** Start of DATA FOR PROCESSING **

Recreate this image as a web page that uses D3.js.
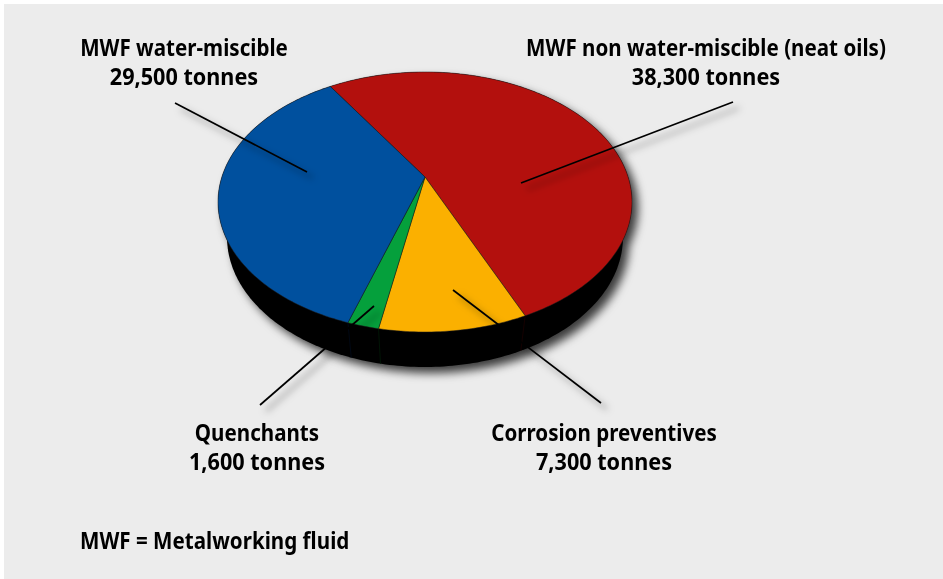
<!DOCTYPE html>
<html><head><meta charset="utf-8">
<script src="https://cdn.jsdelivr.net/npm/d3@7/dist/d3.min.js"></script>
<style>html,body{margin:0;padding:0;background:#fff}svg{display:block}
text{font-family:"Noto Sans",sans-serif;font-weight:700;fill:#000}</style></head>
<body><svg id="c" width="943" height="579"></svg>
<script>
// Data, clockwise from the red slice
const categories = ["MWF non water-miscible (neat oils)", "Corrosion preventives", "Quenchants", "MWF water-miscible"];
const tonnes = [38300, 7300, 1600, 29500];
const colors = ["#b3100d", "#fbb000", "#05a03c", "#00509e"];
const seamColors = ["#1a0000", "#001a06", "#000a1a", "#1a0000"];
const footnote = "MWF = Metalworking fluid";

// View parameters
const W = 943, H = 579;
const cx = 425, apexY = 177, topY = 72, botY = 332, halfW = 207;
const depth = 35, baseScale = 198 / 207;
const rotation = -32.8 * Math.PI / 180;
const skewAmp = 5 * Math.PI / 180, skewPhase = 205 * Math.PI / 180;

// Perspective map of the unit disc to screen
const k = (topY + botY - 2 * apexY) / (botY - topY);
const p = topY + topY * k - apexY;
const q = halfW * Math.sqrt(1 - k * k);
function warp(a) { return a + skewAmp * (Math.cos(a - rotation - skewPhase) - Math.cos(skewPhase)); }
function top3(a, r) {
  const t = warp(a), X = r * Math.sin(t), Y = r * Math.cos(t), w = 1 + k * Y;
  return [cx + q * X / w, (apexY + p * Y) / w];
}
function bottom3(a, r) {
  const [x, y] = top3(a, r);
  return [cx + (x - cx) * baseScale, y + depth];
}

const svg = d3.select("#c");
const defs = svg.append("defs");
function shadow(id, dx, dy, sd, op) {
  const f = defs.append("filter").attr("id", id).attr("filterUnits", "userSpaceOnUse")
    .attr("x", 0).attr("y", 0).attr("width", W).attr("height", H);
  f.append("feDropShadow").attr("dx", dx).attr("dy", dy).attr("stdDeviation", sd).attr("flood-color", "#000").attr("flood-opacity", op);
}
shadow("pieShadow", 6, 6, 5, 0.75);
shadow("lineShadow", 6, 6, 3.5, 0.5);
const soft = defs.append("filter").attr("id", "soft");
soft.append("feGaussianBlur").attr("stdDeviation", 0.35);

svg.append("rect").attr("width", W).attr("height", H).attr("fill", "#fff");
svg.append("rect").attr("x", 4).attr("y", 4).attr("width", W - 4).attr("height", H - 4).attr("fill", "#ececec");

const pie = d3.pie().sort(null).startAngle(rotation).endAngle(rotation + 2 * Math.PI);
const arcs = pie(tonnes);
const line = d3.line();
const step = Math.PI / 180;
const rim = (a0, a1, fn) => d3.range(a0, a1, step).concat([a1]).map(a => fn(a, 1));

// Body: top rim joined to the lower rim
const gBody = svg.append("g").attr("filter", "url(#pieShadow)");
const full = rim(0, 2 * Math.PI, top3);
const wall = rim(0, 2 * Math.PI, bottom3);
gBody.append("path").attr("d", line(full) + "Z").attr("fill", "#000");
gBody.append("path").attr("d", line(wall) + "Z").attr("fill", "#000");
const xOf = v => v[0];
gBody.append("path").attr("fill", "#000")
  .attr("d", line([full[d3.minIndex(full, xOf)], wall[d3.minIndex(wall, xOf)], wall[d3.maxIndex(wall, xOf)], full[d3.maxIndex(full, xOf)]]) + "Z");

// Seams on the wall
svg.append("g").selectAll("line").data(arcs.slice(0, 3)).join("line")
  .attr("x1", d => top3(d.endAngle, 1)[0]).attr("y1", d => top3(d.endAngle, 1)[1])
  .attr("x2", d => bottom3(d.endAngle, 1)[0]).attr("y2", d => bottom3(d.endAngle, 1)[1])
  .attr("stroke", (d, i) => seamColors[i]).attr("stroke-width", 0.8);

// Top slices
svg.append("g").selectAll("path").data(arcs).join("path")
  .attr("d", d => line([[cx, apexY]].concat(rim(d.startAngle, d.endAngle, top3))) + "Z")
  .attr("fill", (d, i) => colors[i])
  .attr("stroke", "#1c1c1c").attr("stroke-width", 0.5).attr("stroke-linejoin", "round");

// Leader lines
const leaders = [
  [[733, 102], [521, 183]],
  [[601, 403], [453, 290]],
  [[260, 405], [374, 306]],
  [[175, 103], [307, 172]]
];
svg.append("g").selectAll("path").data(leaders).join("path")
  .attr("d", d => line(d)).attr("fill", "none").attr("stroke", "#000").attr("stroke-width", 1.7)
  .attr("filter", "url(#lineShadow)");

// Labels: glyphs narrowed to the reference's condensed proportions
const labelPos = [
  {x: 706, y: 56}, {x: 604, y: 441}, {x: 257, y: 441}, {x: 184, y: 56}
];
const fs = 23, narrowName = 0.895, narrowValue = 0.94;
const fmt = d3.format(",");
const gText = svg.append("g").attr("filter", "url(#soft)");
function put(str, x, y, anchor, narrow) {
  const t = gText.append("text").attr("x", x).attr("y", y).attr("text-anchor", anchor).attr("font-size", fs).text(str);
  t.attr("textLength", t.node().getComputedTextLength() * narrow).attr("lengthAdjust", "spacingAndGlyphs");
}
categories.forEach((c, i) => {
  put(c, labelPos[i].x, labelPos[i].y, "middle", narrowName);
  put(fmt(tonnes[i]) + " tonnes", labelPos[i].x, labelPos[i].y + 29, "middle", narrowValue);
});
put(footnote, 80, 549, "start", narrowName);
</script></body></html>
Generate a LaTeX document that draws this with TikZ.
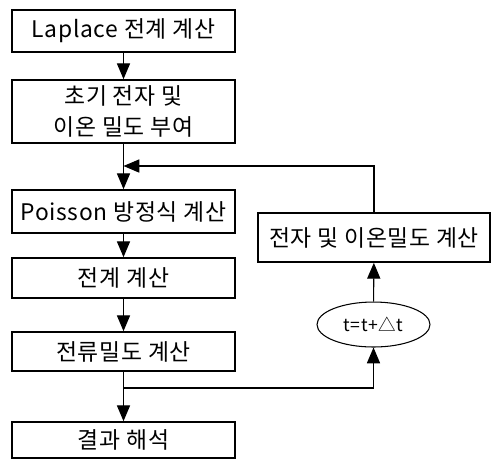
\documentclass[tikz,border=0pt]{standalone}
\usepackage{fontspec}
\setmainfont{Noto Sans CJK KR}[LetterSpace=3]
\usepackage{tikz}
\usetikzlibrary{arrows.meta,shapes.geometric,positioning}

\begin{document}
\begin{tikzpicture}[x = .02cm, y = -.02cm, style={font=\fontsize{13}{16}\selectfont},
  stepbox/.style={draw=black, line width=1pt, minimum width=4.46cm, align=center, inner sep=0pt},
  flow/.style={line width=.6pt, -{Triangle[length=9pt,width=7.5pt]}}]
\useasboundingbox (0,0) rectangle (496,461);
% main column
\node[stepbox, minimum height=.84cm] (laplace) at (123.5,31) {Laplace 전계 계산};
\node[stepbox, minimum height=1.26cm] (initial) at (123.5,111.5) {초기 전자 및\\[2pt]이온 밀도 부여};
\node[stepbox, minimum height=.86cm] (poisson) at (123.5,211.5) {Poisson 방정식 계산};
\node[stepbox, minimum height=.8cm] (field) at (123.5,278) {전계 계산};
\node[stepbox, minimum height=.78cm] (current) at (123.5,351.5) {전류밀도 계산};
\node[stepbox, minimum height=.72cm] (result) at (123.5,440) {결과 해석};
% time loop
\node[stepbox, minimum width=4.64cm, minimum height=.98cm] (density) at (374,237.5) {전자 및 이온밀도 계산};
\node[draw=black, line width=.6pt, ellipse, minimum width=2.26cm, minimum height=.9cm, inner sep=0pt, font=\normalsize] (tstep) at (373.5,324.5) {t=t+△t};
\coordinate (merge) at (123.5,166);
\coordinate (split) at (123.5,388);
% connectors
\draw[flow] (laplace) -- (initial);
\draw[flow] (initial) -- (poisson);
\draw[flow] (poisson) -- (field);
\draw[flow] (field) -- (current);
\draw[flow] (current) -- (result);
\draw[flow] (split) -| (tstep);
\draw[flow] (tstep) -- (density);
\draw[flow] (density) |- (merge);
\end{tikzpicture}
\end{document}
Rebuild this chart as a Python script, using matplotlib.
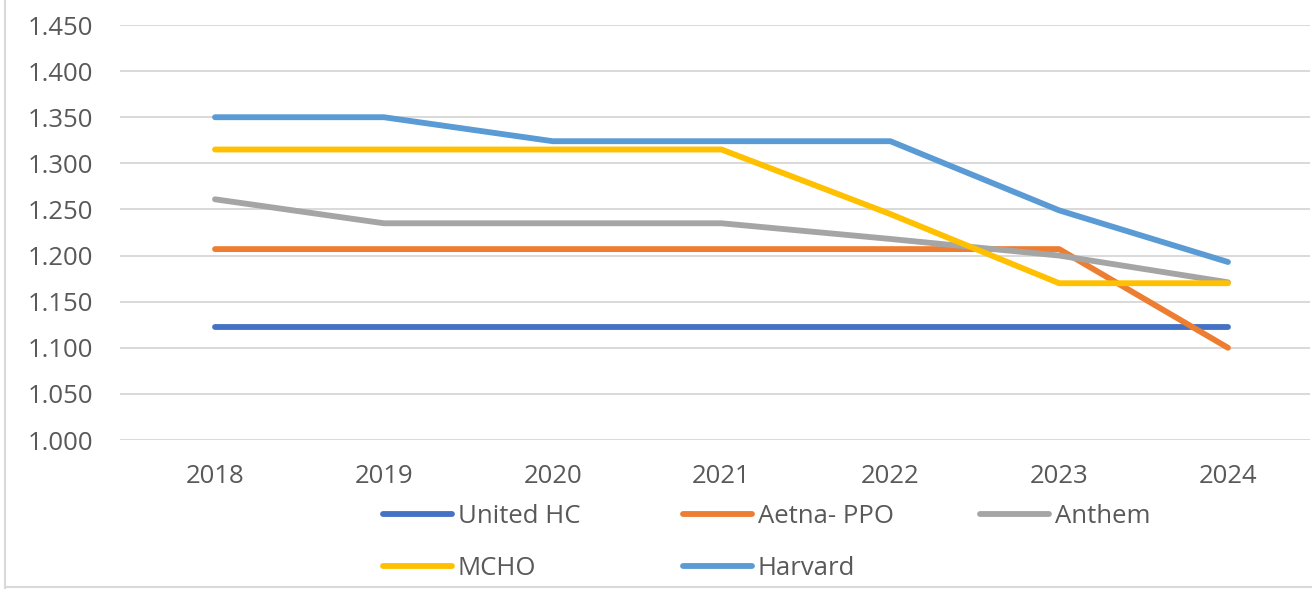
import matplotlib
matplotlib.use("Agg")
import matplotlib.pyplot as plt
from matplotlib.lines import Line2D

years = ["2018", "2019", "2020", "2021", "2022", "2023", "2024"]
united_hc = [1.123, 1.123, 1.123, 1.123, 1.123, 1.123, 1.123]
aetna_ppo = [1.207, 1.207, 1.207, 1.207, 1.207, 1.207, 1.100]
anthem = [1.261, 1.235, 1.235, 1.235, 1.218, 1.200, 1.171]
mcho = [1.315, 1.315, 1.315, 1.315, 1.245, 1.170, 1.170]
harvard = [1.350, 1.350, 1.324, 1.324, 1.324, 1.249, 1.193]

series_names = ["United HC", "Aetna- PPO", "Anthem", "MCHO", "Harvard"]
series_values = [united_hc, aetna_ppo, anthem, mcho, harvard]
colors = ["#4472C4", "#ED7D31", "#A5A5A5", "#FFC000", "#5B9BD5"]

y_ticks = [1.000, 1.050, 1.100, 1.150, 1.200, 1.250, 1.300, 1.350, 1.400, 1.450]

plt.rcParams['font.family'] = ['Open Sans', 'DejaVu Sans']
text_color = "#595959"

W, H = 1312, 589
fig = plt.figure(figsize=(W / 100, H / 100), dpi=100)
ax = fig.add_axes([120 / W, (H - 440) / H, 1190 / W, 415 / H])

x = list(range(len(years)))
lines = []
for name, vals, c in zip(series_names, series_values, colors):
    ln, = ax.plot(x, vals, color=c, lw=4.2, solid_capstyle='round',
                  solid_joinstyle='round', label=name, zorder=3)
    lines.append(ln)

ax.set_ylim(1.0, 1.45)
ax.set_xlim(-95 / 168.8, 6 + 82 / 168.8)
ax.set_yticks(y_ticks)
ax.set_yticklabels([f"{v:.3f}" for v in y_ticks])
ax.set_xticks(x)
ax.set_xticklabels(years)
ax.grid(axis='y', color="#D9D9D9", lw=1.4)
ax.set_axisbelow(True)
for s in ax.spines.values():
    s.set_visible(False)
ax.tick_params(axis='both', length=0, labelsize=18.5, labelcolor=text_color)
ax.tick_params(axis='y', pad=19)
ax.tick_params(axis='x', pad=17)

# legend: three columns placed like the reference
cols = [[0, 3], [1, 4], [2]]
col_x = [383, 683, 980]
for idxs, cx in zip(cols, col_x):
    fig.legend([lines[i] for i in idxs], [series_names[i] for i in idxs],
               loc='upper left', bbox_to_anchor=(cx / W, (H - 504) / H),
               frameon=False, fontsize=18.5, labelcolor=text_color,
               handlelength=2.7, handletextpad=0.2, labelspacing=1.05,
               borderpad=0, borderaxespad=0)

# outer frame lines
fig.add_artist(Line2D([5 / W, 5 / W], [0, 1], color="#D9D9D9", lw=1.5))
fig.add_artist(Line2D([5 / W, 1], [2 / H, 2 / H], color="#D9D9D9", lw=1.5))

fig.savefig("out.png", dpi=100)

** End of DATA FOR PROCESSING **

WORK TO BE COMPLETED: Find each line holding the string "matplotlib" and copy it out.

EXERCISE SOLUTION:
Rebuild this chart as a Python script, using matplotlib.
import matplotlib
matplotlib.use("Agg")
import matplotlib.pyplot as plt
from matplotlib.lines import Line2D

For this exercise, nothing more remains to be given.